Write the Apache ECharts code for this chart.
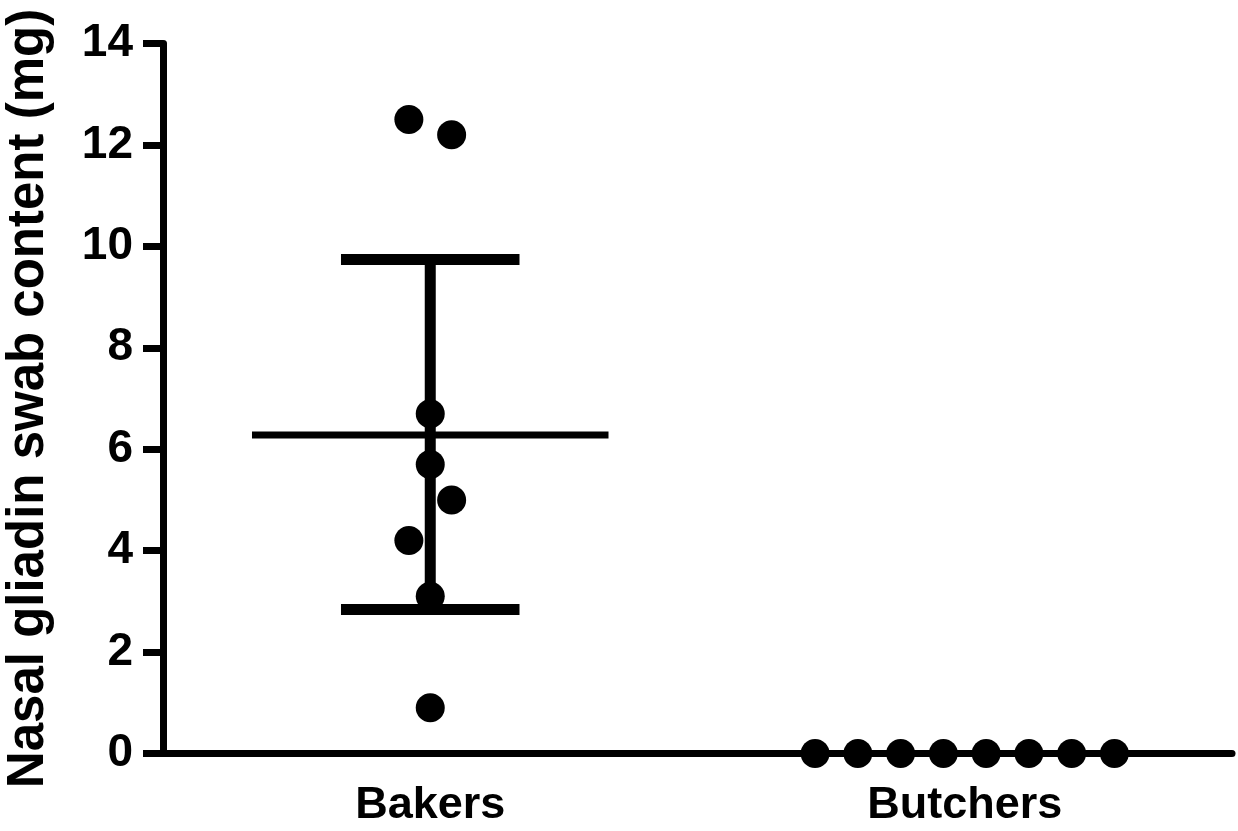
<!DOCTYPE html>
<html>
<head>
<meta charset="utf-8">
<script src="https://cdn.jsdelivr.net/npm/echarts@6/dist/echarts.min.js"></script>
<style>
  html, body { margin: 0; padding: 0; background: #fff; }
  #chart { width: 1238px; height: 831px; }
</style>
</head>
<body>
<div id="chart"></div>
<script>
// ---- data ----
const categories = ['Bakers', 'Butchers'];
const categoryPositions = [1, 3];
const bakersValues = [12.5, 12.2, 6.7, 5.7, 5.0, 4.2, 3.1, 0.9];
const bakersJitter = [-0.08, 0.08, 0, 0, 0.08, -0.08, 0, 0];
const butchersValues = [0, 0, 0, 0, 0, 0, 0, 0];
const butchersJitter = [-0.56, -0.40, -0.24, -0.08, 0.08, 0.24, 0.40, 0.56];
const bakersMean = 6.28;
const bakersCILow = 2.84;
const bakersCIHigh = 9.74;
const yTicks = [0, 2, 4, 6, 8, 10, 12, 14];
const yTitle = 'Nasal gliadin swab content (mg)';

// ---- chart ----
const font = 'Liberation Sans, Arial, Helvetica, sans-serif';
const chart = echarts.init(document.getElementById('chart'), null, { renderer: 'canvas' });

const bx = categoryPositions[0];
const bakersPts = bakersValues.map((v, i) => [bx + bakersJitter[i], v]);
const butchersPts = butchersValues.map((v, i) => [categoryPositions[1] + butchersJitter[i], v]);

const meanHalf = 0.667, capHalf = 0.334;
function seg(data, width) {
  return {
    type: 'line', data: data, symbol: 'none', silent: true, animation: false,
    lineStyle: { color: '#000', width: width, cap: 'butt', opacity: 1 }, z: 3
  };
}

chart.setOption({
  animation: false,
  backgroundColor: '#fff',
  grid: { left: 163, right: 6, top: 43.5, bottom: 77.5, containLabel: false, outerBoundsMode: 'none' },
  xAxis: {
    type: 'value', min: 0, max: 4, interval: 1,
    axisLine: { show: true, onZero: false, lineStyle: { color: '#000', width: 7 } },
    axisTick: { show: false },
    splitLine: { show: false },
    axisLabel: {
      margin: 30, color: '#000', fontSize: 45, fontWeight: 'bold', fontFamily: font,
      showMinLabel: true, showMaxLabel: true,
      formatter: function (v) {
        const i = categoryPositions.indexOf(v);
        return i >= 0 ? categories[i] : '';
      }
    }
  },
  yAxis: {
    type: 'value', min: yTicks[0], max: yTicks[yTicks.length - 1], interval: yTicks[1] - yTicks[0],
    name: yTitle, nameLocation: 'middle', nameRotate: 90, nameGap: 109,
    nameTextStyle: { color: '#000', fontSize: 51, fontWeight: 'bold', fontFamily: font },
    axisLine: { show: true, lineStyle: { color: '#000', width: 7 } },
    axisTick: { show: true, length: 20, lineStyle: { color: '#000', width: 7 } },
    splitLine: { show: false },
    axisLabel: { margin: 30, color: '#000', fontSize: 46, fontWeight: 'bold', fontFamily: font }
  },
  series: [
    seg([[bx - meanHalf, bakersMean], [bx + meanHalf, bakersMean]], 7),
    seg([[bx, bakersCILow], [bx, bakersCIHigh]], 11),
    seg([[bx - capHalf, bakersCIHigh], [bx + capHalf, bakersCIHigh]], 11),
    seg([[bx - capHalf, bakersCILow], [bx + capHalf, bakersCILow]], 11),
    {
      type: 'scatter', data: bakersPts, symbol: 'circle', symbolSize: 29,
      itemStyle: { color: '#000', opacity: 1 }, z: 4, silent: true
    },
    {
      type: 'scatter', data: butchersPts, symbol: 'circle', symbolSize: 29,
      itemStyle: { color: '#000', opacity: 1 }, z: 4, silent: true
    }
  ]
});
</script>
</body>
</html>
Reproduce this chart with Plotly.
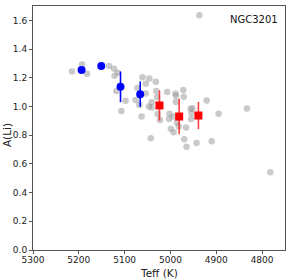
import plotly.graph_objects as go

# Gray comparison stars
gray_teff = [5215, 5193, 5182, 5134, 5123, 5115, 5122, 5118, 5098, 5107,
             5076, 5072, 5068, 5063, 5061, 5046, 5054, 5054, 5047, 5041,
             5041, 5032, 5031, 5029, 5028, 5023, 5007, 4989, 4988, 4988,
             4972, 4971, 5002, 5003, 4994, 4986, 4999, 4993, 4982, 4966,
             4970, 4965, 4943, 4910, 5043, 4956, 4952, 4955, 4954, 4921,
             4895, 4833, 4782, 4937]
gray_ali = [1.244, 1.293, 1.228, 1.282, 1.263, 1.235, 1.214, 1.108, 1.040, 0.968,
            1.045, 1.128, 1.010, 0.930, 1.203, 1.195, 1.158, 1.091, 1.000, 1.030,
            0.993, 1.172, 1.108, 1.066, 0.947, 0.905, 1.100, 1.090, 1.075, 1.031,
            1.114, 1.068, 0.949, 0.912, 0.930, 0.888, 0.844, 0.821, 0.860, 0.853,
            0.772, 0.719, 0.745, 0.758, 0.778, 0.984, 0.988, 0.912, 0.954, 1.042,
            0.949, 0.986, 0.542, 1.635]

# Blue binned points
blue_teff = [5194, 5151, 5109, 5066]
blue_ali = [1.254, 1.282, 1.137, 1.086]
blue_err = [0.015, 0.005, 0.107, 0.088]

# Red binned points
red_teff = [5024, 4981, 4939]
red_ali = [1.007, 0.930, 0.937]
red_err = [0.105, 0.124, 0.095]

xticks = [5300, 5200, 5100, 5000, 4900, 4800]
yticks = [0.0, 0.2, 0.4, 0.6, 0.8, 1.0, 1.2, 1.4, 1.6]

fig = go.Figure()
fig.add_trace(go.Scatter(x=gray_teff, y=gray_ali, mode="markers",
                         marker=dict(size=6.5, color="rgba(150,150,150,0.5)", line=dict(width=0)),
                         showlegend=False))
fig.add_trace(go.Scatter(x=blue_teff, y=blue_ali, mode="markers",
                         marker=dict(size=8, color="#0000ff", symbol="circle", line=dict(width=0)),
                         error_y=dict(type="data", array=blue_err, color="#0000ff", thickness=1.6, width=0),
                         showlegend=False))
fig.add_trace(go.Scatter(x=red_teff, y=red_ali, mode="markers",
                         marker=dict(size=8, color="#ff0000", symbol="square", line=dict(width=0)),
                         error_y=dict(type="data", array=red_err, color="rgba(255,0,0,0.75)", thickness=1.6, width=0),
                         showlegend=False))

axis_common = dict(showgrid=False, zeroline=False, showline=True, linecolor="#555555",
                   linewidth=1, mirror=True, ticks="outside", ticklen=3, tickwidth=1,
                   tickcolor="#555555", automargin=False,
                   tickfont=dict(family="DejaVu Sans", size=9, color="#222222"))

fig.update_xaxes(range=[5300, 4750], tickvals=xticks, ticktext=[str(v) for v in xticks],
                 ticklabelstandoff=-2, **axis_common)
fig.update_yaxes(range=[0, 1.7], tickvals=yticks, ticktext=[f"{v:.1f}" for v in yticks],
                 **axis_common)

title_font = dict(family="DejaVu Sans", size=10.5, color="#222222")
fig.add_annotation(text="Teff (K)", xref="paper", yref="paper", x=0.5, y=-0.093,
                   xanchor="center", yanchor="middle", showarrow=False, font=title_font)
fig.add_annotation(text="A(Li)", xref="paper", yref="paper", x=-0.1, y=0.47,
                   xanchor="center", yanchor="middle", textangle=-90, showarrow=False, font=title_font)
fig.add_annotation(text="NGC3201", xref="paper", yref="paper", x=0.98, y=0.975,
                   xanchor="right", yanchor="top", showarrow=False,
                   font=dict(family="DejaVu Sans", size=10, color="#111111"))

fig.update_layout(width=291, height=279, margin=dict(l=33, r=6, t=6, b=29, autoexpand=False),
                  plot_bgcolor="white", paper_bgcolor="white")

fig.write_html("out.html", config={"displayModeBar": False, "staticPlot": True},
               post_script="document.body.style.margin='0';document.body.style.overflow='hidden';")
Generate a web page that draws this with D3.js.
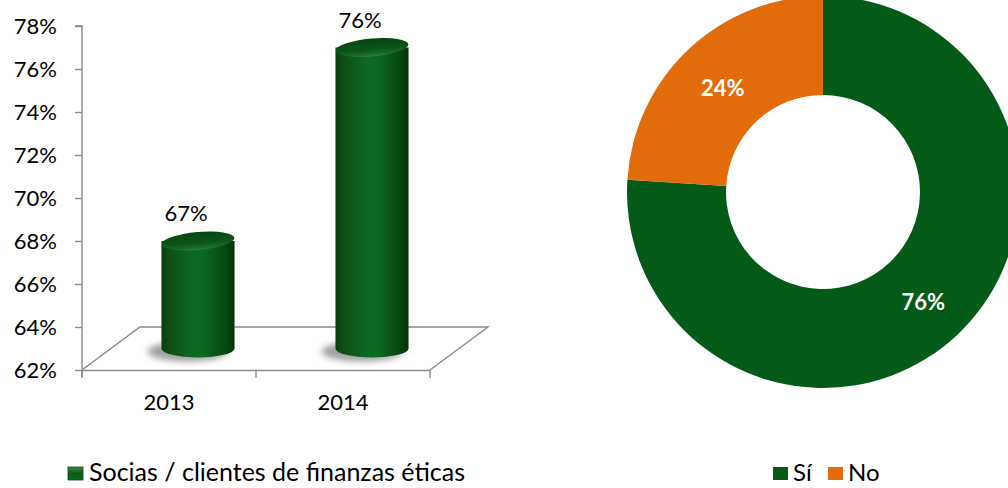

##############################

What to do: Pictures stay out: repeat exactly only the lines from the one with "Reproduce this chart with Plotly." through the one with "import plotly.graph_objects as go".

Response:
Reproduce this chart with Plotly.
import plotly.graph_objects as go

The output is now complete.